- Active Surveillance
- Administrative Data
- Research Methods
- Clinical Therapeutics
- Population Health, Epidemiology and Biostatistics
- Health Services Policy/Pharmaceutical Policy
- Knowledge Translation/Implementation Science
- Other. PGx
- Professor of Paediatrics and Pharmaceutical Sciences, University of British Columbia
- Director, Pharmaceutical Outcomes and Policy Innovations Programme, Children’s and Women’s Health Centre of BC
- Senior Clinician Scientist, Child & Family Research Institute
Dr. Bruce Carleton earned his Bachelor of Pharmaceutical Sciences from Washington State University and his Doctor of Pharmacy from the University of Utah. In addition, Dr. Carleton completed his Residency in Clinical Pharmacy at the University of Utah followed by two Research Fellowships at the University of Minnesota. The first being in Experimental Pharmacotherapy, followed by another in Immunopharmacology (American College of Clinical Pharmacy / Sandoz Immunology Research Fellowship).

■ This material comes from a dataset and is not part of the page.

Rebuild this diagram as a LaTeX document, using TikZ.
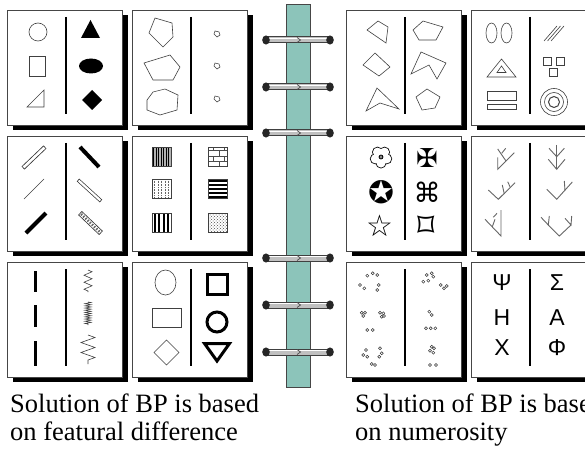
\documentclass[tikz,border=0pt]{standalone}
\usepackage{fontspec}
\setmainfont{Liberation Serif}
\newfontfamily\greekfont{Liberation Sans}
\newfontfamily\dingfont{DejaVu Sans}
\usetikzlibrary{calc, patterns, decorations.pathmorphing}
\definecolor{spineteal}{RGB}{140, 196, 186}
\definecolor{ringgray}{RGB}{192, 192, 192}
\definecolor{framegray}{RGB}{70, 70, 70}
\tikzset{
  card/.style        = {draw=framegray, fill=white, line width=0.8pt},
  cardshadow/.style  = {fill=black},
  divider/.style     = {line width=2pt, black},
  thinshape/.style   = {draw=black!75, line width=0.6pt},
  boldshape/.style   = {draw=black, line width=3pt},
  barout/.style      = {line width=4.2pt, black!80},
  barin/.style       = {line width=2.6pt, white, shorten <=0.8pt, shorten >=0.8pt},
  twig/.style        = {draw=black!60, line width=0.9pt},
  dotmark/.style     = {draw=black!80, line width=0.5pt, fill=white},
  caption/.style     = {font=\fontsize{26.5}{28}\selectfont, inner sep=0pt, anchor=base west},
  greek/.style       = {font=\greekfont\fontsize{23}{23}\selectfont, inner sep=0pt},
  ding/.style        = {font=\dingfont\fontsize{27}{27}\selectfont, inner sep=0pt},
}
\newcommand{\cardframe}{%
  \fill[cardshadow] (6,5) rectangle (121,120);
  \draw[card] (0,0) rectangle (115,115);
  \draw[divider] (59,7) -- (59,104);
}

\begin{document}
\begin{tikzpicture}[
    x=1pt, y=-1pt,
    ringbar/.style={line width=7pt, black!75},
    ringcore/.style={line width=5pt, ringgray}
]
\useasboundingbox (0,0) rectangle (585,449);
\fill[white] (0,0) rectangle (585,449);

% 书脊与线圈
\draw[draw=framegray, fill=spineteal, line width=0.8pt] (286,4) rectangle (310,387);
\foreach \y in {40,87,133,258,305,352} {
  \draw[ringbar] (266,\y) -- (330,\y);
  \draw[ringcore] (266,\y) -- (330,\y);
  \draw[line width=1.3pt, white] (269,\y-1.2) -- (327,\y-1.2);
  \draw[black!70, line width=0.7pt] (297,\y-2.5) -- (300.5,\y) -- (297,\y+2.5);
  \fill[black!85] (266,\y) ellipse [x radius=3.8, y radius=4.6];
  \fill[black!85] (330,\y) ellipse [x radius=3.8, y radius=4.6];
}

% 左页 第一行：形状 / 实心
\begin{scope}[shift={(7,10)}]
  \cardframe
  \draw[thinshape] (31,22) circle (9);
  \draw[thinshape] (22,46) rectangle (38,66);
  \draw[thinshape] (20,97) -- (37,97) -- (37,80) -- cycle;
  \fill (74,28) -- (93,28) -- (83.5,10) -- cycle;
  \fill (84,56) ellipse [x radius=12, y radius=7.5];
  \fill (85,80) -- (95,90) -- (85,100) -- (75,90) -- cycle;
\end{scope}

% 左页 第一行：大 / 小
\begin{scope}[shift={(132,10)}]
  \cardframe
  \draw[thinshape] (23,8) -- (40,13) -- (41,27) -- (31,37) -- (17,23) -- cycle;
  \draw[thinshape] (12,53) -- (38,45) -- (48,57) -- (41,70) -- (21,70) -- cycle;
  \draw[thinshape] (15,90) -- (21,82) -- (33,79) -- (46,85) -- (45,100) -- (28,105) -- (15,100) -- cycle;
  \foreach \yy in {24,56,89}
    \draw[thinshape, shift={(85,\yy)}] (-2,-3) -- (2,-2) -- (3,1) -- (0,3) -- (-3,0) -- cycle;
\end{scope}

% 左页 第二行：线段方向
\begin{scope}[shift={(7,136)}]
  \cardframe
  \draw[barout] (16,32) -- (38,11);
  \draw[barin] (16,32) -- (38,11);
  \draw[thinshape] (17,63) -- (37,43);
  \draw[line width=4pt] (19,97) -- (39,77);
  \draw[line width=4pt] (73,11) -- (92,31);
  \draw[line width=3.6pt, black!80] (71,44) -- (94,65);
  \draw[line width=2.2pt, white, shorten <=0.8pt, shorten >=0.8pt] (71,44) -- (94,65);
  \draw[line width=5.4pt, black!80] (73,77) -- (94,97);
  \draw[line width=3.8pt, white, shorten <=0.8pt, shorten >=0.8pt] (73,77) -- (94,97);
  \draw[line width=2.4pt, black!60, dash pattern=on 1.5pt off 1.5pt, shorten <=1.5pt, shorten >=1.5pt] (73,77) -- (94,97);
\end{scope}

% 左页 第二行：纹理
\begin{scope}[shift={(132,136)}]
  \cardframe
  \fill[black!30] (20,11) rectangle (39,30);
  \foreach \x in {21.5,24,...,38} \draw[line width=0.9pt] (\x,11) -- (\x,30);
  \draw[thinshape] (20,11) rectangle (39,30);
  \foreach \x in {22.5,26,...,37} \draw[black!60, line width=0.6pt, densely dotted] (\x,43) -- (\x,62);
  \draw[thinshape] (20,43) rectangle (39,62);
  \foreach \x in {22.5,27,...,37} \draw[line width=2pt] (\x,77) -- (\x,96);
  \draw[thinshape] (20,77) rectangle (39,96);
  \draw[thinshape, pattern=bricks, pattern color=black!70] (76,11) rectangle (95,30);
  \foreach \y in {45,49,...,61} \draw[line width=2pt] (76,\y) -- (95,\y);
  \draw[thinshape] (76,43) rectangle (95,62);
  \draw[thinshape, pattern=crosshatch dots, pattern color=black!70] (76,77) rectangle (95,96);
\end{scope}

% 左页 第三行：虚线 / 折线
\begin{scope}[shift={(7,262)}]
  \cardframe
  \draw[line width=3pt] (28,9) -- (28,30);
  \draw[line width=3pt] (28,43) -- (28,65);
  \draw[line width=3pt] (28,79) -- (28,104);
  \draw[thinshape, decorate, decoration={zigzag, segment length=7pt, amplitude=4pt}] (81,8) -- (81,30);
  \draw[thinshape, decorate, decoration={zigzag, segment length=2.2pt, amplitude=3pt}] (81,40) -- (81,63);
  \draw[thinshape, decorate, decoration={zigzag, segment length=10pt, amplitude=7pt}] (81,73) -- (81,102);
\end{scope}

% 左页 第三行：细线 / 粗线
\begin{scope}[shift={(132,262)}]
  \cardframe
  \draw[thinshape] (33.5,20.5) ellipse [x radius=10.5, y radius=12.5];
  \draw[thinshape] (20,46) rectangle (49,65);
  \draw[thinshape] (34.5,78) -- (47,90.5) -- (34.5,103) -- (22,90.5) -- cycle;
  \draw[boldshape] (75.5,12.5) rectangle (95.5,32.5);
  \draw[boldshape] (85,60) circle (10);
  \draw[boldshape] (72.5,81.5) -- (97.5,81.5) -- (85,99) -- cycle;
\end{scope}

% 右页 第一行：凸 / 凹
\begin{scope}[shift={(346,10)}]
  \cardframe
  \draw[thinshape] (21,20) -- (32,11) -- (42,17) -- (40,33) -- cycle;
  \draw[thinshape] (17,55) -- (29,43) -- (44,57) -- (33,66) -- cycle;
  \draw[thinshape] (20,101) -- (31,78) -- (53,99) -- (34,93) -- cycle;
  \draw[thinshape] (67,20) -- (77,11) -- (97,17) -- (90,30) -- (73,30) -- cycle;
  \draw[thinshape] (65,64) -- (75,42) -- (100,53) -- (91,69) -- (83,55) -- (73,60) -- cycle;
  \draw[thinshape] (70,87) -- (81,79) -- (94,87) -- (89,98) -- (76,100) -- cycle;
\end{scope}

% 右页 第一行：图形个数
\begin{scope}[shift={(471,10)}]
  \cardframe
  \draw[thinshape] (20.5,23) ellipse [x radius=5.5, y radius=10];
  \draw[thinshape] (35.5,23) ellipse [x radius=5.5, y radius=10];
  \draw[thinshape] (16,67) -- (30.5,49) -- (45,67) -- cycle;
  \draw[thinshape] (26,62.5) -- (30.5,56) -- (35,62.5) -- cycle;
  \draw[thinshape] (16,81) rectangle (45,90);
  \draw[thinshape] (16,94) rectangle (45,99);
  \foreach \d in {0,3.5,7} \draw[thinshape] (73+\d,31) -- (86+\d,16);
  \draw[thinshape] (72,47) rectangle (80,55);
  \draw[thinshape] (85,47) rectangle (93,55);
  \draw[thinshape] (78.5,58) rectangle (86.5,66);
  \draw[thinshape] (83,92) circle (13.5);
  \draw[thinshape] (83,92) circle (9.5);
  \draw[thinshape, line width=1pt] (83,92) circle (5.5);
\end{scope}

% 右页 第二行：符号
\begin{scope}[shift={(346,136)}]
  \cardframe
  % 花形
  \foreach \a in {90,162,234,306,378} \draw[line width=1.6pt] ($(35,21)+(\a:6)$) circle (4.6);
  \foreach \a in {90,162,234,306,378} \fill[white] ($(35,21)+(\a:6)$) circle (4.6);
  \draw[line width=0.7pt] (35,21) circle (2);
  \node[ding, font=\dingfont\fontsize{31}{31}\selectfont] (circstar) at (35,56) {✪};
  \node[ding, font=\dingfont\fontsize{30}{30}\selectfont] (whitestar) at (34,90) {☆};
  \node[ding, font=\dingfont\fontsize{26}{26}\selectfont] (maltese) at (81,22) {✠};
  \node[ding] (cmdkey) at (81,56) {⌘};
  \node[ding, font=\dingfont\fontsize{34}{34}\selectfont] (sqloz) at (80,91) {⌑};
\end{scope}

% 右页 第二行：分枝
\begin{scope}[shift={(471,136)}]
  \cardframe
  \draw[twig] (26.7,21.3) -- (26.7,33.3) -- (43.3,16.7);
  \draw[twig] (35,25) -- (26.7,13);
  \draw[twig] (30.7,17.3) -- (34.7,12.3);
  \draw[twig] (17.3,54) -- (27.3,63.3) -- (44,46.7);
  \draw[twig] (33.3,58) -- (31.3,49);
  \draw[twig] (39,50.7) -- (36.7,45.7);
  \draw[twig] (30,74) -- (30,100) -- (14,83.3);
  \draw[twig] (21.3,90.7) -- (24,83.3);
  \draw[twig] (26,77.3) -- (22.3,81.3);
  \draw[twig] (85.7,9) -- (85.7,33.3);
  \draw[twig] (77.3,23.3) -- (85.7,33.3) -- (94,23.3);
  \draw[twig] (78,12.3) -- (85.7,20.7) -- (93.3,12.3);
  \draw[twig] (75.7,53.3) -- (85.7,63.3) -- (101.3,46);
  \draw[twig] (94,54.7) -- (93.3,45);
  \draw[twig] (77.3,89) -- (88.3,100) -- (100,89);
  \draw[twig] (78.3,80) -- (77.3,89) -- (70,81.3);
  \draw[twig] (100.7,80) -- (100,89) -- (94,82.3);
\end{scope}

% 右页 第三行：点数
\begin{scope}[shift={(346,262)}]
  \cardframe
  \foreach \p in {(21.3,13.7),(26.7,11.3),(31.3,13),(14,23),(18.3,26.3),(32.7,23),(31.3,28),
                  (15.7,50.7),(19,50.7),(17.3,54),(34,50.7),(37.3,51.3),(35.7,54.7),(38,54),(21.3,68),(26.7,68),
                  (20,88),(17.3,93),(21.3,94.7),(34,86.3),(35.7,91.3),(33.3,94.7),(25.7,102),(29,103),
                  (80.7,13),(85.7,11.3),(87.3,14.7),(77.3,19.7),(82.3,18.7),(94.7,23),(98,26.3),(100.7,24),
                  (83.3,49.7),(85.7,53),(80,66.3),(84.7,66.3),(89.3,66.3),
                  (85.7,84.7),(88,86.3),(84,88.7),(87.3,90.7),(84,103),(90,103)}
    \draw[dotmark] \p circle (1.5);
\end{scope}

% 右页 第三行：希腊字母
\begin{scope}[shift={(471,262)}]
  \cardframe
  \node[greek] (psi) at (31,21) {Ψ};
  \node[greek] (eta) at (31,56) {Η};
  \node[greek] (chi) at (31,86) {Χ};
  \node[greek] (sigma) at (86,21) {Σ};
  \node[greek] (alpha) at (86,56) {Α};
  \node[greek] (phi) at (86,86) {Φ};
\end{scope}

% 说明文字
\node[caption] (featline1) at (10,412) {Solution of BP is based};
\node[caption] (featline2) at (10,440) {on featural difference};
\node[caption] (numline1) at (355,412) {Solution of BP is based};
\node[caption] (numline2) at (355,440) {on numerosity};

\end{tikzpicture}
\end{document}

The central theme of Dr. Carleton’s research program, Pharmaceutical Outcomes and Policy Innovations (POPi), is the study of drug therapy with the goal of improving human health and quality of life. He is particularly interested in developing models for evaluating drug effectiveness, medication use models designed to improve patient health, and effective surveillance systems to improve the safe use of medication. He has a particular clinical interest in paediatric medicine, with specific emphases on asthma and the epidemiology and clinical management of adverse drug reactions. Another area of interest is the translation of knowledge to aid evidence-based drug policy development. POPi contributes to solving the international drug policy crisis on two levels: the public policy level (federal and provincial), and the clinical policy level. In this way the needs of government are served to manage drug budgets, the needs of clinicians to improve patient care, and the public need to understand and improve the effectiveness, safety and cost effectiveness of drugs.